The review question was clear in terms of the study design, participants, interventions and outcomes of interest. Several electronic databases were searched, unpublished data were sought from various sources, and no language restrictions were applied to the search strategy. Thus, the potential for publication bias and language bias was reduced. Publication bias was assessed. The quality of the included studies was assessed using appropriate criteria. The authors did not state how the studies were assessed for relevance or how the quality assessment tool was applied; therefore, the potential for reviewer error or bias cannot be assessed. However, two reviewers independently extracted the data from the studies, thus reducing the potential for reviewer error or bias.

No details of the individual studies were given, although brief study details were provided in a web supplement. Appropriate measures of effect were calculated. The authors assessed statistical heterogeneity and used sensitivity analyses and meta-regression to investigate sources of heterogeneity. This appears to have been a relatively well-conducted systematic review and the authors' conclusions are likely to be reliable.

Practice: The authors stated that clinicians need to weigh up the medical seriousness and reversibility of rare but serious adverse effects versus the frequency and seriousness of more common adverse effects in the context of long-term use. Advantages in terms of efficacy and extrapyramidal symptoms necessitate the consideration of olanzapine, risperidone and amisulpride as first-line drugs.

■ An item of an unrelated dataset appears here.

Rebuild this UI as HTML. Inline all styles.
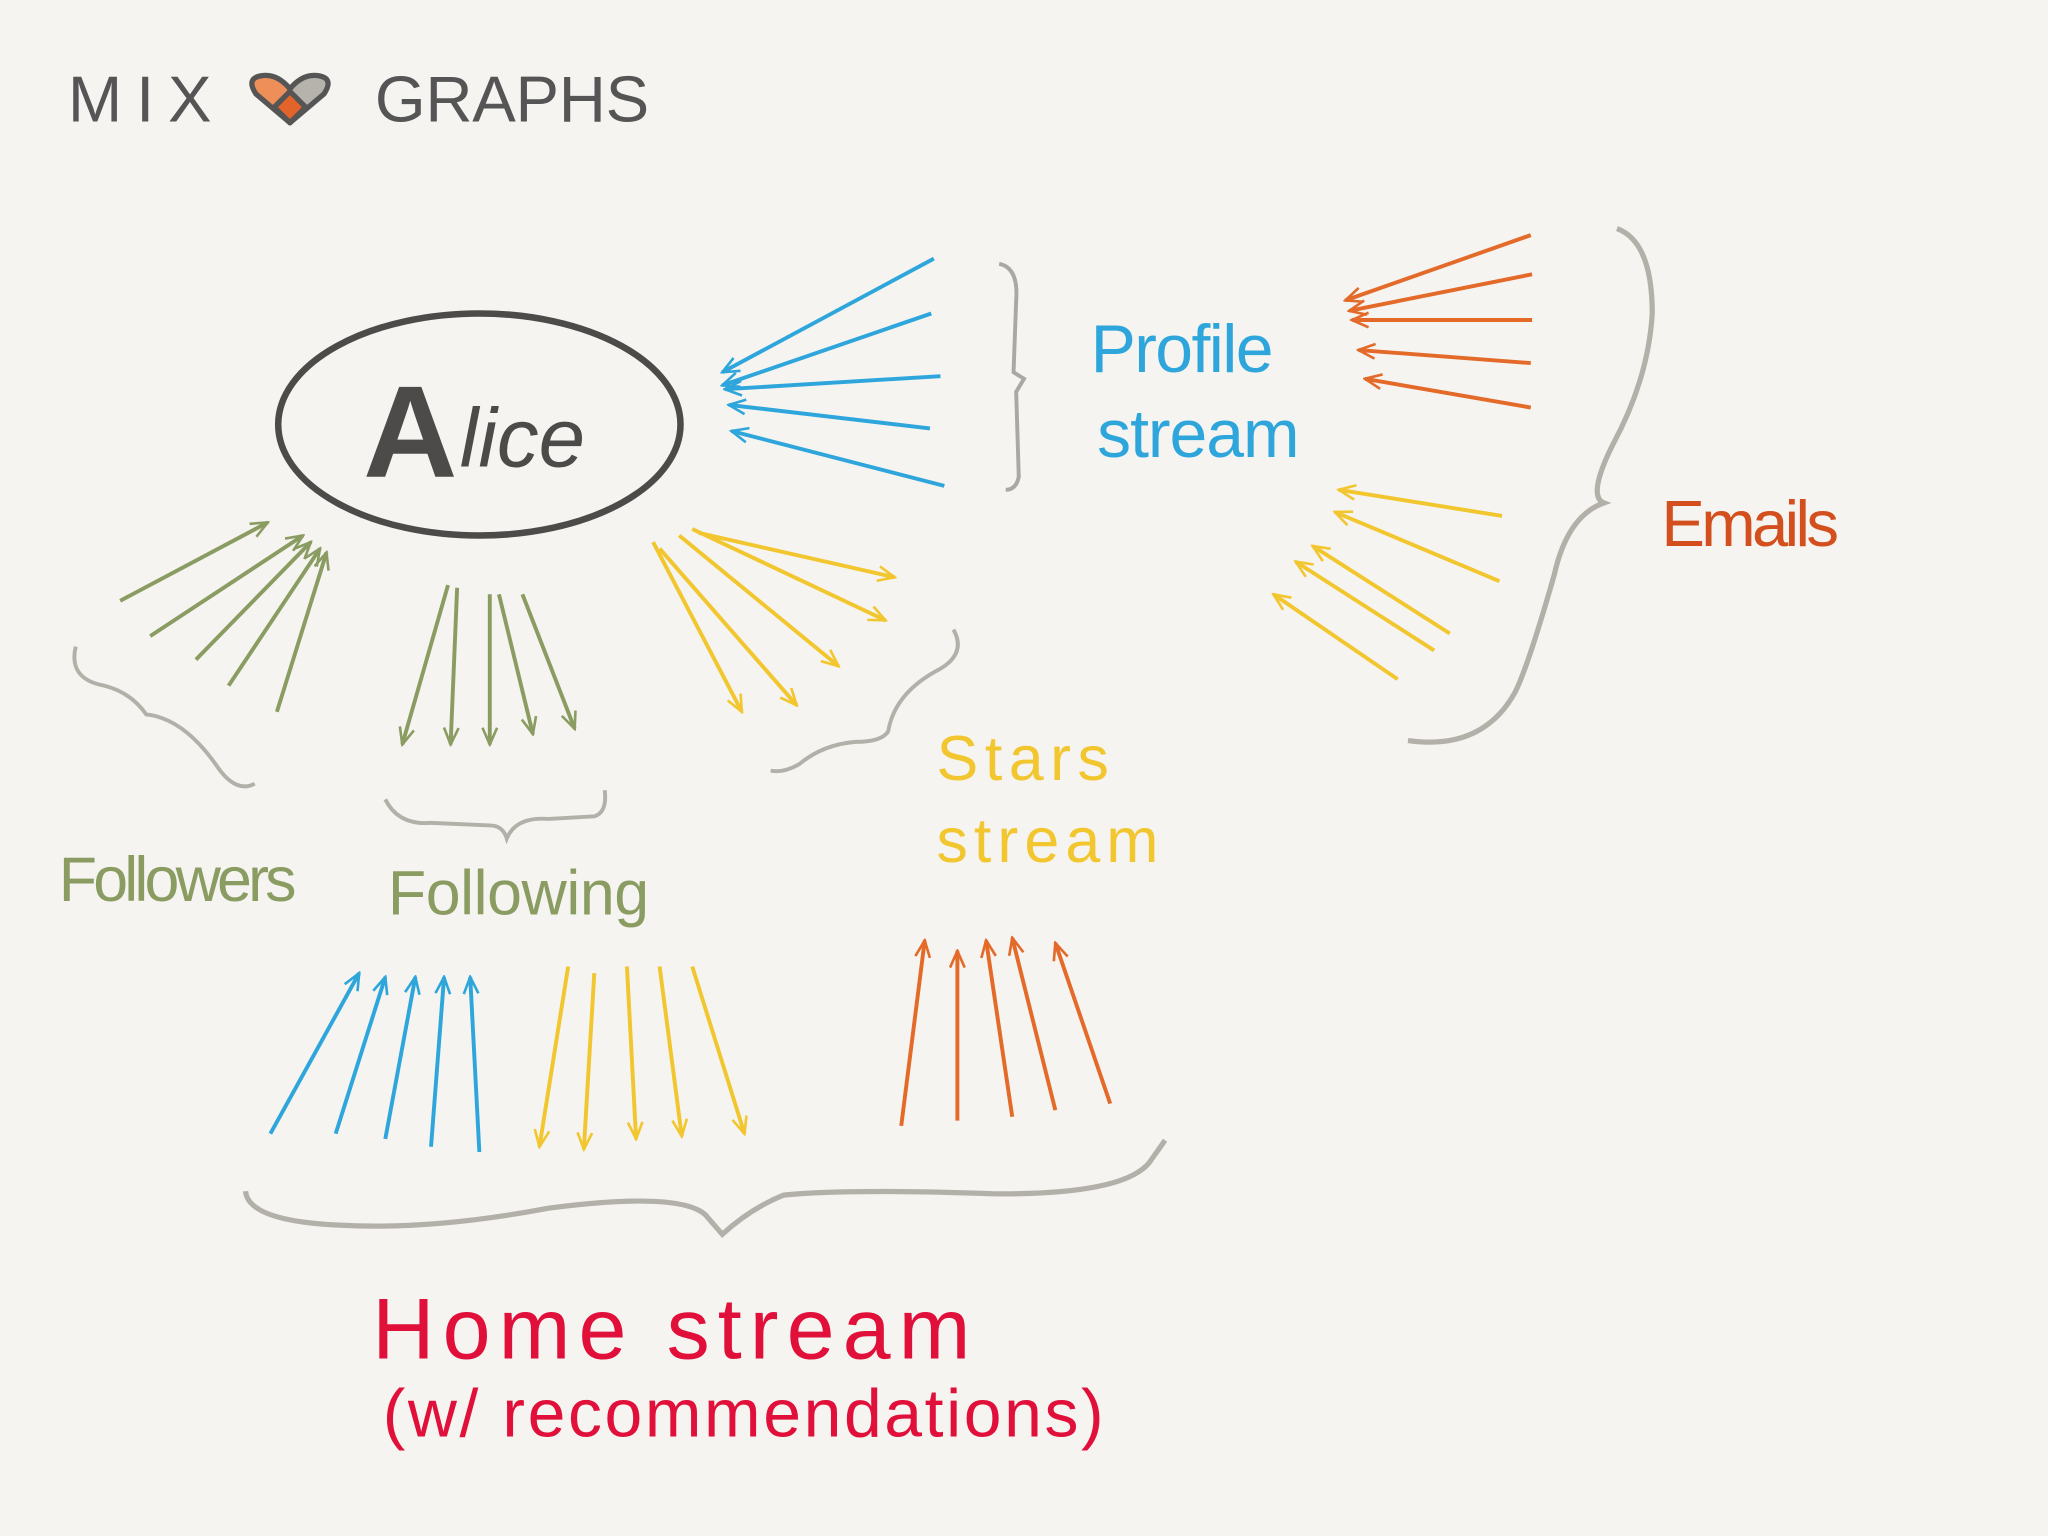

Research: The authors stated that trials independent of the pharmaceutical industry are needed to reduce the potential for bias.

This is a critical abstract of a systematic review that meets the criteria for inclusion on DARE. Each critical abstract contains a brief summary of the review methods, results and conclusions followed by a detailed critical assessment on the reliability of the review and the conclusions drawn.